Australian teens barely compete with Singapore’s most disadvantaged

Australian teens barely compete with Singapore’s most disadvantaged, by Stefanie Baloch.

The maths, reading and science skills of average Australian students are barely on par with Singapore’s most disadvantaged teenagers and risk undermining Australia’s economic prosperity, warns the man responsible for the gold standard in international tests. …

Andreas Schleicher, the co-­ordinator of the respected Program for International Student Assessment (PISA), arrives in Australia today and is sounding an alarm for the nation to halt its academic free fall.

Importantly, he says “the most significant drop in Australia’s PISA scores occurred among its top performers’’. …

“Australia used to have one of the world’s leading school systems,” Mr Schleicher writes, “but over the last decade learning outcomes have dropped to levels closer to the average of school systems in the industrialised world. …

“Without the right skills, people end up on the margins of ­society, technological progress doesn’t translate into economic growth, Australia will face an uphill struggle to remain ahead in this hyper-connected world, and ultimately, lose the social glue that holds together democratic societies,’’ Mr Schleicher writes in ­The Australian today. …

Mr Schleicher … also points to the belief in the success of every child. “And the fact that students in most East Asian countries consistently believe that achievement is mainly a product of hard work, rather than inherited intelligence as many Australian students say, suggests that education and its social context can make a difference in ­instilling values that foster success in education.’’

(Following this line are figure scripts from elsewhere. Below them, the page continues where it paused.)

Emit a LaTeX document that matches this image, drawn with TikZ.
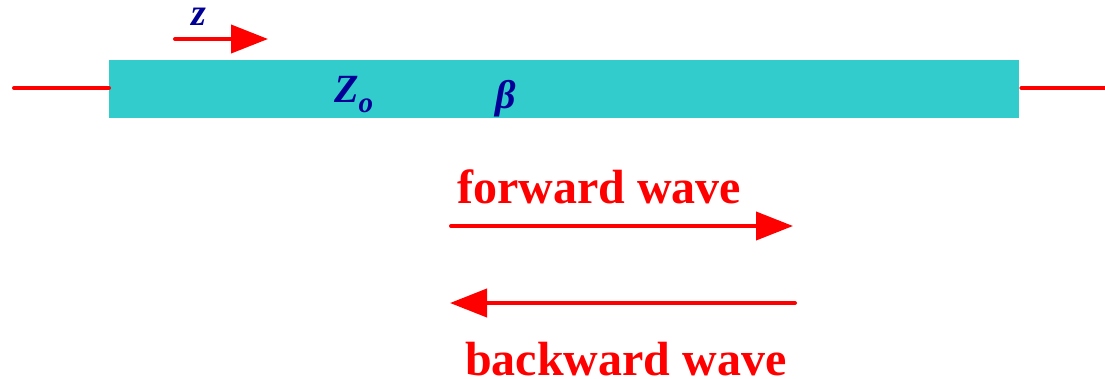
\documentclass[tikz,border=0pt]{standalone}
\usepackage{fontspec}
\setmainfont{Liberation Serif}
\usetikzlibrary{arrows.meta}
\definecolor{tubecol}{RGB}{51,204,204}
\definecolor{navy}{RGB}{0,0,150}
\definecolor{wred}{RGB}{255,0,0}
\tikzset{
  wire/.style={draw=wred, line width=4pt, line cap=round},
  wavearrow/.style={draw=wred, line width=4pt, line cap=round, -{Triangle[length=37pt,width=28pt]}},
  sym/.style={text=navy, font=\fontsize{38}{40}\selectfont\bfseries\itshape, inner sep=0pt, anchor=base west},
  lbl/.style={text=wred, font=\fontsize{48}{50}\selectfont\bfseries, inner sep=0pt, anchor=base west}
}
\begin{document}
\begin{tikzpicture}[x=1pt,y=-1pt]
\useasboundingbox (0,0) rectangle (1105,378);
% tube
\node[fill=tubecol, draw=none, minimum width=910pt, minimum height=58pt, inner sep=0pt, anchor=north west] (tube) at (109,60) {};
% leads
\coordinate (lend) at (14,88);
\coordinate (rend) at (1105,88);
\draw[wire] (lend) -- (lend -| tube.west);
\draw[wire] (rend -| tube.east) ++(2,0) coordinate (rstart) -- (rend);
% z arrow
\node[sym, text height=18pt, text depth=0pt] (zlbl) at (191,25) {z};
\coordinate (zs) at (175,39);
\coordinate (ze) at (268,39);
\draw[wavearrow] (zs) -- (ze);
% symbols
\node[sym, font=\fontsize{40}{42}\selectfont\bfseries\itshape] (Zo) at (334,102) {Z\raisebox{-10pt}{\fontsize{29}{30}\selectfont o}};
\node[sym, font=\fontsize{40}{42}\selectfont\bfseries\itshape] (beta) at (495,108) {β};
% forward wave
\node[lbl] (fw) at (457,203) {forward wave};
\coordinate (fs) at (451,226);
\coordinate (fe) at (793,226);
\draw[wavearrow] (fs) -- (fe);
% backward wave
\coordinate (bs) at (795,303);
\coordinate (be) at (450,303);
\draw[wavearrow] (bs) -- (be);
\node[lbl, text depth=0pt] (bw) at (465,375) {backward wave};
\end{tikzpicture}
\end{document}
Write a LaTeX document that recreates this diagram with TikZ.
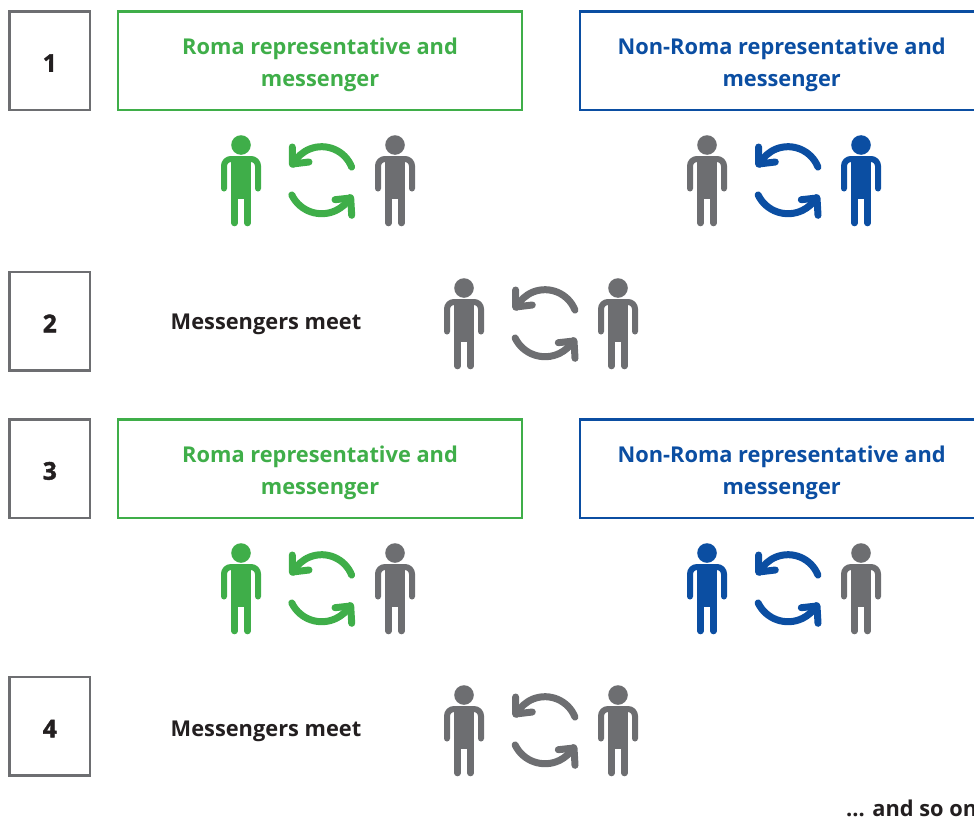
\documentclass[tikz,border=0pt]{standalone}
\usepackage{fontspec}
\setmainfont{Open Sans}
\newfontfamily\numfont{Open Sans}[BoldFeatures={FakeBold=1.6}]
\usetikzlibrary{positioning}
\definecolor{romagreen}{HTML}{3FAE49}
\definecolor{nonromablue}{HTML}{0B4EA2}
\definecolor{stepgray}{HTML}{6D6E71}
\definecolor{labelblack}{HTML}{231F20}
\newcommand{\toprow}{\rule{0pt}{24.6pt}}
\tikzset{
  numbox/.style={draw=stepgray, line width=2.4pt, outer sep=0pt, minimum width=80.5pt, minimum height=98.5pt,
    text=labelblack, font=\fontsize{24.5}{28}\numfont\bfseries, execute at begin node={\rule{0pt}{22pt}}},
  repbox/.style={draw=#1, text=#1, line width=2.2pt, outer sep=0pt, minimum width=404pt, minimum height=98.5pt,
    align=center, font=\fontsize{21.8}{32}\selectfont\bfseries},
  meettext/.style={text=labelblack, font=\fontsize{21.8}{32}\selectfont\bfseries, inner sep=0pt},
  pics/person/.style={code={
    \fill[#1] (0,0) circle (9.8);
    \fill[#1] (-9.8,11.2) rectangle (9.8,54);
    \draw[#1, line width=6pt, line cap=round] (-17,43.5) -- (-17,21) arc[start angle=180, end angle=270, radius=7] -- (-9,14);
    \draw[#1, line width=6pt, line cap=round] (17,43.5) -- (17,21) arc[start angle=0, end angle=-90, radius=7] -- (9,14);
    \draw[#1, line width=6.6pt, line cap=round] (-6.5,50) -- (-6.5,78);
    \draw[#1, line width=6.6pt, line cap=round] (6.5,50) -- (6.5,78);
  }},
  pics/cycle/.style={code={
    \draw[#1, line width=7pt, line cap=round, line join=round]
      (-21.6:32.2) ++(0,-0.4) arc[start angle=-21.6, end angle=-153, radius=32.2];
    \draw[#1, line width=7pt, line cap=round, line join=round]
      (-29.4,-32.3) -- (-29.4,-15.3) -- (-12.7,-17.3);
    \draw[#1, line width=7pt, line cap=round, line join=round]
      (154.2:33.2) ++(0,1.2) arc[start angle=154.2, end angle=31, radius=33.2];
    \draw[#1, line width=7pt, line cap=round, line join=round]
      (13.3,20.4) -- (29,18.7) -- (30,36);
  }}
}
\begin{document}
\begin{tikzpicture}[x=1pt, y=-1pt]
  \useasboundingbox (0,0) rectangle (974,819);

  \node (num1) [numbox] at (49.8,60.8) {1};
  \node (num2) [numbox, below=162pt of num1] {2};
  \node (num3) [numbox, below=49pt of num2] {3};
  \node (num4) [numbox, below=159pt of num3] {4};

  \node (roma1) [repbox=romagreen, right=28pt of num1] {\toprow Roma representative and\\messenger};
  \node (nonroma1) [repbox=nonromablue, right=57.6pt of roma1] {\toprow Non-Roma representative and\\messenger};
  \node (roma3) [repbox=romagreen, right=28pt of num3] {\toprow Roma representative and\\messenger};
  \node (nonroma3) [repbox=nonromablue, right=57.6pt of roma3] {\toprow Non-Roma representative and\\messenger};

  \node (meet2) [meettext] at (266,324) {Messengers meet};
  \node (meet4) [meettext] at (266,731) {Messengers meet};
  \node (soon) [meettext, anchor=west] at (846,808) {... and so on};

  % row 1
  \pic at (241,145) {person=romagreen};
  \pic at (321.7,179.3) {cycle=romagreen};
  \pic at (395,145) {person=stepgray};
  \pic at (707,145) {person=stepgray};
  \pic at (788,179.3) {cycle=nonromablue};
  \pic at (861,145) {person=nonromablue};

  % row 2
  \pic at (464,288) {person=stepgray};
  \pic at (545,322.3) {cycle=stepgray};
  \pic at (618,288) {person=stepgray};

  % row 3
  \pic at (241,553) {person=romagreen};
  \pic at (321.7,587.3) {cycle=romagreen};
  \pic at (395,553) {person=stepgray};
  \pic at (707,553) {person=nonromablue};
  \pic at (788,587.3) {cycle=nonromablue};
  \pic at (861,553) {person=stepgray};

  % row 4
  \pic at (464,695) {person=stepgray};
  \pic at (545,729.3) {cycle=stepgray};
  \pic at (618,695) {person=stepgray};
\end{tikzpicture}
\end{document}
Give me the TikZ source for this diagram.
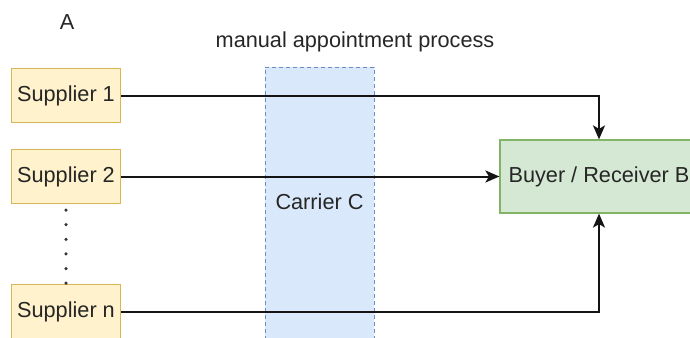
\documentclass[tikz,border=0pt]{standalone}
\usepackage{fontspec}
\setmainfont{Liberation Sans}
\usetikzlibrary{arrows.meta}
\definecolor{supfill}{HTML}{FFF2CC}
\definecolor{supdraw}{HTML}{D6B656}
\definecolor{buyfill}{HTML}{D5E8D4}
\definecolor{buydraw}{HTML}{82B366}
\definecolor{carfill}{HTML}{DAE8FC}
\definecolor{cardraw}{HTML}{6C8EBF}
\definecolor{txt}{HTML}{262626}
\tikzset{
  base/.style={font=\fontsize{21.7}{25}\selectfont, text=txt},
  supbox/.style={base, draw=supdraw, fill=supfill, line width=1.2pt, minimum width=109pt, minimum height=54pt, inner sep=0pt},
  buybox/.style={base, draw=buydraw, fill=buyfill, line width=1.2pt, minimum width=198pt, minimum height=73pt, inner sep=0pt},
  carbox/.style={draw=cardraw, fill=carfill, line width=1pt, dash pattern=on 4pt off 3pt, minimum width=109pt, minimum height=290pt, inner sep=0pt},
  plain/.style={base, inner sep=0pt},
  conn/.style={line width=2pt, black!92, -{Stealth[length=14pt,width=12pt,inset=3.5pt]}},
  dots/.style={line width=3.5pt, black!80, line cap=round, dash pattern=on 0pt off 14.6pt}
}
\begin{document}
\begin{tikzpicture}[x=1pt,y=-1pt]
\useasboundingbox (0,0) rectangle (690,337);
\clip (0,0) rectangle (690,337);
\fill[white] (0,0) rectangle (690,337);
\node[plain] (lblA) at (67,22) {A};
\node[plain] (title) at (355,42) {manual appointment process};
\node[carbox] (carrier) at (319.5,212) {};
\node[plain] (carriertext) at (319.5,202) {Carrier C};
\node[supbox] (s1) at (66,95.5) {Supplier 1};
\node[supbox] (s2) at (66,176.5) {Supplier 2};
\node[supbox] (sn) at (66,311.5) {Supplier n};
\node[buybox] (buyer) at (599,176.5) {Buyer / Receiver B};
\draw[dots] (s2.south) ++(0,6) coordinate (d0) (d0) -- (sn.north);
\draw[conn] (s1.east) -| (buyer.north);
\draw[conn] (s2.east) -- (buyer.west);
\draw[conn] (sn.east) -| (buyer.south);
\end{tikzpicture}
\end{document}
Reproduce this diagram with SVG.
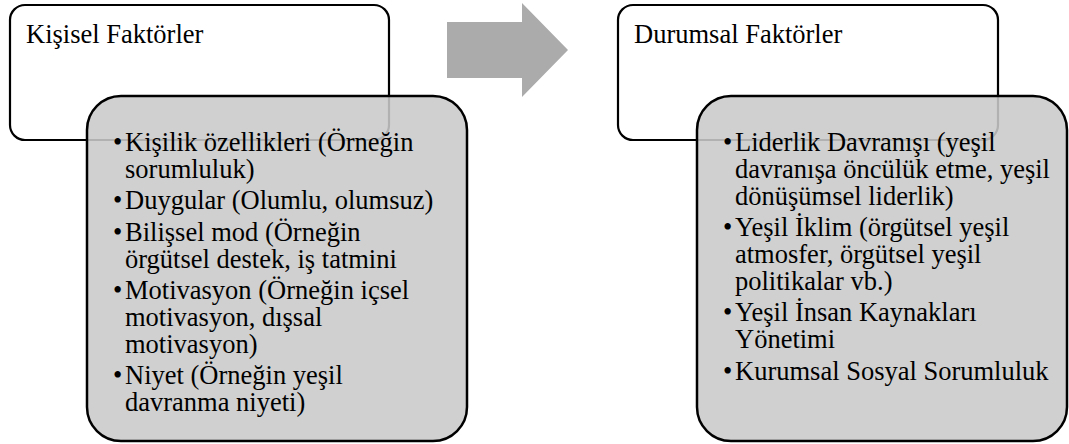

But our government bureaucrats who wisely administer our education system are among the most highly paid in the world! And our teachers union is morally progressive! How can this be? (Oh wait, if it’s not on the ABC then it’s not true.)

Top performers are doing badly because the leftist system resolutely believes in the blank slate theory, and refuses to believe that rare talent is rare. In athletics they cannot hide the obvious, but in things that matter to the mediocrities who run the system…

Our system does little for kids who could contribute at higher levels, letting them loaf along by rarely challenging them in courses aimed at the middle students.